Under WVU’s weather emergency procedures, the University Police officer in charge when snow or ice starts to accumulate is responsible for contacting campus officials and local and state agencies to inquire about road conditions and weather forecasts.

Any decision to cancel classes – or to close the University or a regional campus or office – will then be made after several University officials have consulted on the condition of campus roads and grounds as well as conditions in the vicinity. Please note that a declaration of a weather emergency by the governor does not automatically close WVU campuses or offices.

WVU Extension Services will follow its internal inclement weather policy, which can be found at http://humanresources.ext.wvu.edu/inclement-weather-policy.

Rarely does the University close entirely; however there are times when classes may be delayed or canceled while the University remains open, said Narvel Weese, WVU’s vice president of administration and finance. In these cases, many units remain operational, including dining and residence hall services, roads and grounds crews, libraries and others. Units such as these are reminded to review their emergency internal operating procedures.

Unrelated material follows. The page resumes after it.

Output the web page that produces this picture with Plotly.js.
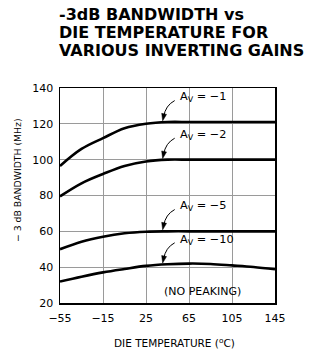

If officials do decide to cancel classes or close the University, students and employees will be informed through many outlets, including:

In the event of a cancellation, WVUToday will be updated regularly with notices about special operating hours for facilities such as the Libraries, Student Recreation Center, Mountainlair and PRT and buses.

Students and employees should use good judgment, though, in deciding whether to attend classes and/or exams or come to work, Weese said, based on the road and weather conditions in their individual locations.

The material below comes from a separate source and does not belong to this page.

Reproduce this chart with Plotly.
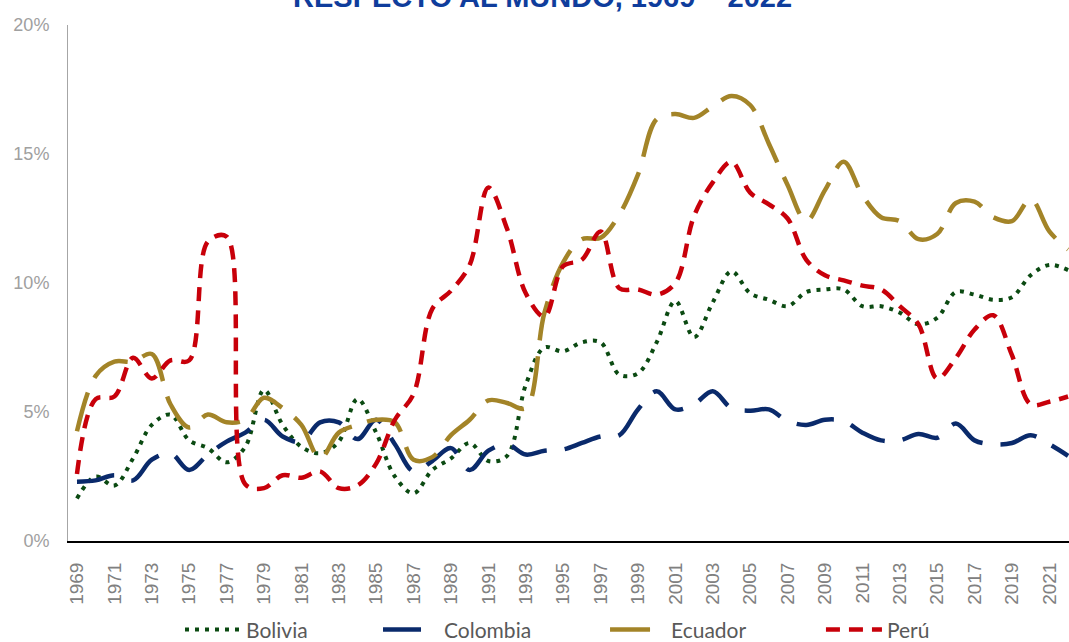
import plotly.graph_objects as go

years = list(range(1969, 2023))

bolivia = [1.65, 2.5, 2.15, 3.2, 4.5, 4.9, 3.9, 3.6, 3.05, 3.65,
           5.85, 4.5, 3.65, 3.4, 3.85, 5.5, 4.2, 2.5, 1.85, 2.75,
           3.2, 3.8, 3.1, 3.3, 6.05, 7.5, 7.35, 7.7, 7.7, 6.45,
           6.5, 7.7, 9.3, 7.9, 9.25, 10.45, 9.6, 9.35, 9.1, 9.65,
           9.75, 9.75, 9.1, 9.1, 8.85, 8.4, 8.65, 9.65, 9.55, 9.35,
           9.45, 10.3, 10.7, 10.5]

colombia = [2.3, 2.35, 2.55, 2.35, 3.15, 3.4, 2.75, 3.35, 3.85, 4.2,
            4.7, 4.05, 3.85, 4.6, 4.6, 3.95, 4.7, 3.75, 2.7, 3.1,
            3.6, 2.75, 3.5, 3.75, 3.35, 3.5, 3.55, 3.8, 4.05, 4.1,
            5.1, 5.8, 5.1, 5.3, 5.8, 5.15, 5.05, 5.1, 4.65, 4.5,
            4.7, 4.65, 4.2, 3.9, 3.9, 4.15, 4.0, 4.55, 3.9, 3.75,
            3.8, 4.1, 3.75, 3.3]

ecuador = [4.25, 6.4, 6.95, 6.95, 7.25, 5.3, 4.4, 4.9, 4.6, 4.7,
           5.55, 5.15, 4.5, 3.2, 4.2, 4.5, 4.7, 4.6, 3.15, 3.25,
           4.1, 4.7, 5.45, 5.35, 5.15, 8.85, 10.8, 11.7, 11.75, 12.65,
           14.2, 16.35, 16.55, 16.4, 16.85, 17.25, 16.9, 15.4, 13.8, 12.4,
           13.6, 14.7, 13.4, 12.55, 12.4, 11.7, 11.9, 13.1, 13.15, 12.55,
           12.4, 13.25, 12.0, 11.3]

peru = [2.6, 5.5, 5.6, 7.1, 6.3, 7.0, 7.0, 11.6, 11.8, 2.2,
        2.05, 2.55, 2.45, 2.7, 2.05, 2.15, 3.0, 4.7, 5.7, 9.0,
        9.7, 10.7, 13.7, 12.1, 9.6, 8.7, 10.65, 10.9, 12.0, 9.8,
        9.75, 9.55, 10.0, 12.6, 13.9, 14.7, 13.5, 13.05, 12.5, 10.9,
        10.3, 10.1, 9.9, 9.75, 9.1, 8.4, 6.3, 7.1, 8.2, 8.75,
        7.2, 5.3, 5.4, 5.6]

tick_years = years[::2]
tick_labels = [str(y) for y in tick_years]
y_ticks = [0, 5, 10, 15, 20]
y_tick_labels = ["0%", "5%", "10%", "15%", "20%"]

series = [
    ("Bolivia", bolivia, "#0B4A12", "4px,6px", 4, "legend", 0.1119),
    ("Colombia", colombia, "#0A2A6B", "38px,18px", 4.5, "legend2", 0.3097),
    ("Ecuador", ecuador, "#A38428", "40px,16px", 4.5, "legend3", 0.5365),
    ("Perú", peru, "#C8000A", "14px,9px", 4.5, "legend4", 0.7522),
]

fig = go.Figure()
legends = {}
for name, vals, color, dash, width, leg, lx in series:
    fig.add_trace(go.Scatter(
        x=years, y=vals, name=name, mode="lines", legend=leg,
        line=dict(color=color, width=width, dash=dash, shape="spline", smoothing=1.0),
        hoverinfo="x+y+name",
    ))
    legends[leg] = dict(
        orientation="h", x=lx, xanchor="left", y=-0.172, yanchor="middle",
        font=dict(family="Lato", size=21, color="#595959"),
        itemwidth=56, bgcolor="rgba(0,0,0,0)",
    )

fig.update_layout(
    width=1069, height=642, autosize=False,
    margin=dict(l=68, r=0, t=25, b=101, autoexpand=False),
    paper_bgcolor="white", plot_bgcolor="white",
    showlegend=True,
    annotations=[dict(
        text="<b>RESPECTO AL MUNDO, 1969 – 2022</b>",
        xref="paper", yref="paper", x=0.4745, y=1.019,
        xanchor="center", yanchor="bottom", showarrow=False,
        font=dict(family="Liberation Sans", size=29, color="#0F3D9C"),
    )],
    **legends,
)

fig.update_xaxes(
    range=[1968.52, 2022.05], automargin=False,
    tickmode="array", tickvals=tick_years, ticktext=tick_labels,
    tickangle=-90, ticks="", showgrid=False, zeroline=False,
    showline=True, linecolor="#000000", linewidth=2,
    tickfont=dict(family="Liberation Sans", size=19, color="#808080"),
    ticklabelstandoff=12,
)
fig.update_yaxes(
    range=[0, 20], automargin=False,
    tickmode="array", tickvals=y_ticks, ticktext=y_tick_labels,
    ticks="", showgrid=False, zeroline=False,
    showline=True, linecolor="#A6A6A6", linewidth=1,
    tickfont=dict(family="Liberation Sans", size=18, color="#A0A0A0"),
    ticklabelstandoff=14,
)

fig.write_html(
    "out.html",
    config={"responsive": False, "displayModeBar": False},
    post_script="document.body.style.margin='0';document.body.style.overflow='hidden';",
)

Academic Affairs officials also remind students and employees to exercise good judgment when venturing out.

“Students should notify their professors, and employees their supervisors, if they are unable to come to class or work,” Provost Joyce McConnell said. “In return, we ask professors and supervisors to be understanding in these instances. Supervisors should consult with department chairs or Human Resources officials if questions arise.”

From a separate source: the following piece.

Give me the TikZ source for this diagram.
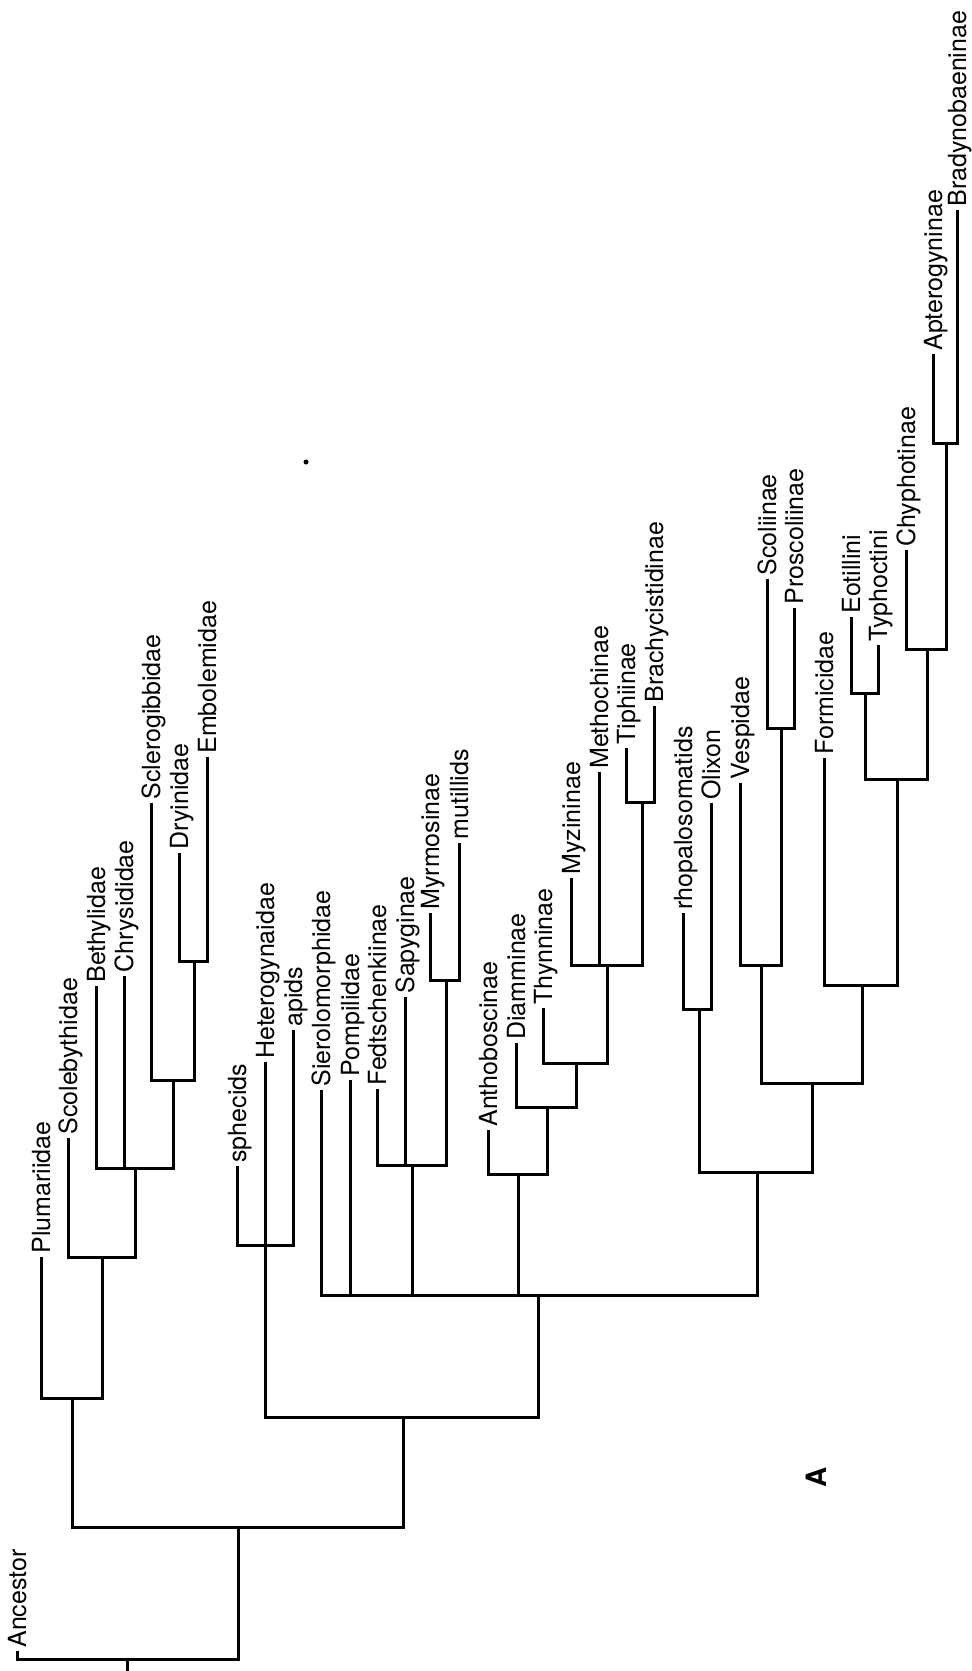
\documentclass[tikz,border=0pt]{standalone}
\usepackage{fontspec}
\setmainfont{TeX Gyre Heros}

\begin{document}
\begin{tikzpicture}[x=0.5pt, y=-0.5pt, every node/.style={scale=1}]
        \pgfdeclarelayer{nodelayer}
        \pgfdeclarelayer{edgelayer}
        \pgfsetlayers{nodelayer,edgelayer,main}
        \tikzstyle{taxon}=[rotate=90, anchor=west, inner sep=0pt, inner xsep=1.5pt, text height=9pt, text depth=0pt, font=\fontsize{12.5}{14}\selectfont]
        \tikzstyle{branch}=[line width=1.5pt]
        \tikzstyle{panel}=[rotate=90, inner sep=0pt, font=\fontsize{14}{16}\selectfont\bfseries]
        \useasboundingbox (0,0) rectangle (971,1671);
        \begin{pgfonlayer}{nodelayer}
            % branching points (stem x, bar y)
            \coordinate (base) at (127, 1671);
            \coordinate (r0) at (127, 1659);
            \coordinate (n1) at (238, 1527);
            \coordinate (n2) at (72, 1398);
            \coordinate (n3) at (102, 1257);
            \coordinate (n4) at (135, 1168);
            \coordinate (n4b) at (173, 1080);
            \coordinate (n4c) at (194, 961);
            \coordinate (n5) at (403, 1417);
            \coordinate (n6) at (265, 1245);
            \coordinate (n7) at (538, 1295);
            \coordinate (n8) at (412, 1165);
            \coordinate (n8b) at (446, 980);
            \coordinate (n9) at (518, 1174);
            \coordinate (n9b) at (547, 1107);
            \coordinate (n9c) at (576, 1063);
            \coordinate (n9d) at (607, 965);
            \coordinate (n9e) at (642, 802);
            \coordinate (n10) at (757, 1172);
            \coordinate (n11) at (699, 1009);
            \coordinate (n12) at (812, 1083);
            \coordinate (n13) at (761, 965);
            \coordinate (n13b) at (781, 728);
            \coordinate (n14) at (862, 985);
            \coordinate (n15) at (897, 779);
            \coordinate (n16) at (865, 693);
            \coordinate (n17) at (927, 649);
            \coordinate (n18) at (946, 443);

            % taxa
            \node [style=taxon] (anc) at (17, 1651) {Ancestor};
            \node [style=taxon] (plum) at (41, 1257) {Plumariidae};
            \node [style=taxon] (scol) at (68, 1138) {Scolebythidae};
            \node [style=taxon] (beth) at (96, 986) {Bethylidae};
            \node [style=taxon] (chry) at (124, 976) {Chrysididae};
            \node [style=taxon] (scle) at (151, 803) {Sclerogibbidae};
            \node [style=taxon] (dryi) at (179, 853) {Dryinidae};
            \node [style=taxon] (embo) at (207, 757) {Embolemidae};
            \node [style=taxon] (sphe) at (237, 1166) {sphecids};
            \node [style=taxon] (hete) at (265, 1062) {Heterogynaidae};
            \node [style=taxon] (apid) at (293, 1030) {apids};
            \node [style=taxon] (sier) at (321, 1090) {Sierolomorphidae};
            \node [style=taxon] (pomp) at (350, 1080) {Pompilidae};
            \node [style=taxon] (fedt) at (377, 1089) {Fedtschenkiinae};
            \node [style=taxon] (sapy) at (405, 997) {Sapyginae};
            \node [style=taxon] (myrm) at (430, 913) {Myrmosinae};
            \node [style=taxon] (muti) at (459, 843) {mutillids};
            \node [style=taxon] (anth) at (488, 1130) {Anthoboscinae};
            \node [style=taxon] (diam) at (516, 1043) {Diamminae};
            \node [style=taxon] (thyn) at (543, 1008) {Thynninae};
            \node [style=taxon] (myzi) at (571, 878) {Myzininae};
            \node [style=taxon] (meth) at (599, 772) {Methochinae};
            \node [style=taxon] (tiph) at (626, 748) {Tiphiinae};
            \node [style=taxon] (brac) at (654, 706) {Brachycistidinae};
            \node [style=taxon] (rhop) at (683, 913) {rhopalosomatids};
            \node [style=taxon] (olix) at (711, 803) {Olixon};
            \node [style=taxon] (vesp) at (740, 783) {Vespidae};
            \node [style=taxon] (scoli) at (767, 579) {Scoliinae};
            \node [style=taxon] (prosc) at (794, 608) {Proscoliinae};
            \node [style=taxon] (form) at (824, 758) {Formicidae};
            \node [style=taxon] (eoti) at (851, 617) {Eotillini};
            \node [style=taxon] (typh) at (878, 645) {Typhoctini};
            \node [style=taxon] (chyp) at (906, 550) {Chyphotinae};
            \node [style=taxon] (apte) at (933, 354) {Apterogyninae};
            \node [style=taxon] (brad) at (957, 210) {Bradynobaeninae};

            \node [style=panel] (lblA) at (816, 1477) {A};
            \fill (306, 462) circle (2.5);
        \end{pgfonlayer}
        \begin{pgfonlayer}{edgelayer}
            \draw [style=branch] (base) to (r0);
            \draw [style=branch] (r0) -| (anc.west);
            \draw [style=branch] (r0) -| (n1);
            % Plumariidae ... Embolemidae
            \draw [style=branch] (n1) -| (n2);
            \draw [style=branch] (n2) -| (plum.west);
            \draw [style=branch] (n2) -| (n3);
            \draw [style=branch] (n3) -| (scol.west);
            \draw [style=branch] (n3) -| (n4);
            \draw [style=branch] (n4) -| (beth.west);
            \draw [style=branch] (n4) -| (chry.west);
            \draw [style=branch] (n4) -| (n4b);
            \draw [style=branch] (n4b) -| (scle.west);
            \draw [style=branch] (n4b) -| (n4c);
            \draw [style=branch] (n4c) -| (dryi.west);
            \draw [style=branch] (n4c) -| (embo.west);
            % sphecids and the rest
            \draw [style=branch] (n1) -| (n5);
            \draw [style=branch] (n5) -| (n6);
            \draw [style=branch] (n6) -| (sphe.west);
            \draw [style=branch] (n6) -| (hete.west);
            \draw [style=branch] (n6) -| (apid.west);
            \draw [style=branch] (n5) -| (n7);
            \draw [style=branch] (n7) -| (sier.west);
            \draw [style=branch] (n7) -| (pomp.west);
            \draw [style=branch] (n7) -| (n8);
            \draw [style=branch] (n8) -| (fedt.west);
            \draw [style=branch] (n8) -| (sapy.west);
            \draw [style=branch] (n8) -| (n8b);
            \draw [style=branch] (n8b) -| (myrm.west);
            \draw [style=branch] (n8b) -| (muti.west);
            \draw [style=branch] (n7) -| (n9);
            \draw [style=branch] (n9) -| (anth.west);
            \draw [style=branch] (n9) -| (n9b);
            \draw [style=branch] (n9b) -| (diam.west);
            \draw [style=branch] (n9b) -| (n9c);
            \draw [style=branch] (n9c) -| (thyn.west);
            \draw [style=branch] (n9c) -| (n9d);
            \draw [style=branch] (n9d) -| (myzi.west);
            \draw [style=branch] (n9d) -| (meth.west);
            \draw [style=branch] (n9d) -| (n9e);
            \draw [style=branch] (n9e) -| (tiph.west);
            \draw [style=branch] (n9e) -| (brac.west);
            \draw [style=branch] (n7) -| (n10);
            \draw [style=branch] (n10) -| (n11);
            \draw [style=branch] (n11) -| (rhop.west);
            \draw [style=branch] (n11) -| (olix.west);
            \draw [style=branch] (n10) -| (n12);
            \draw [style=branch] (n12) -| (n13);
            \draw [style=branch] (n13) -| (vesp.west);
            \draw [style=branch] (n13) -| (n13b);
            \draw [style=branch] (n13b) -| (scoli.west);
            \draw [style=branch] (n13b) -| (prosc.west);
            \draw [style=branch] (n12) -| (n14);
            \draw [style=branch] (n14) -| (form.west);
            \draw [style=branch] (n14) -| (n15);
            \draw [style=branch] (n15) -| (n16);
            \draw [style=branch] (n16) -| (eoti.west);
            \draw [style=branch] (n16) -| (typh.west);
            \draw [style=branch] (n15) -| (n17);
            \draw [style=branch] (n17) -| (chyp.west);
            \draw [style=branch] (n17) -| (n18);
            \draw [style=branch] (n18) -| (apte.west);
            \draw [style=branch] (n18) -| (brad.west);
        \end{pgfonlayer}
\end{tikzpicture}
\end{document}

McConnell also urges faculty to notify their students in the event of an individual class cancellation. “We don’t want students out on the road trying to make it to a class that is not being held,” she said.

Elizabeth A. Dooley, associate provost for undergraduate academic affairs, urged students to email their instructors immediately if it becomes evident they cannot make it in for a final or a class.

Dooley also reminded faculty that in September the Faculty Senate approved an optional “Adverse Weather Commitment” that can be included in course syllabi stressing safety and reminding students of procedures in dealing with weather-related attendance issues.

Announcements regarding University housing will be posted to MIX and the housing website (http://housing.wvu.edu/) as well as other University outlets.

The Division of Human Resources reminds supervisors that, unless the University is closed, employees who do not work their scheduled shift may take annual leave, compensatory time off or – at the supervisors’ discretion – be permitted to make up those hours. To access that policy go to: http://classcomp.hr.wvu.edu/resourcesandguidelines/inclement_weather_emergency_closures.

If they haven’t already done so, supervisors should inform their staff members who are considered emergency personnel during a facility closure that they would be expected to report to work during a facility/campus closure if at all possible.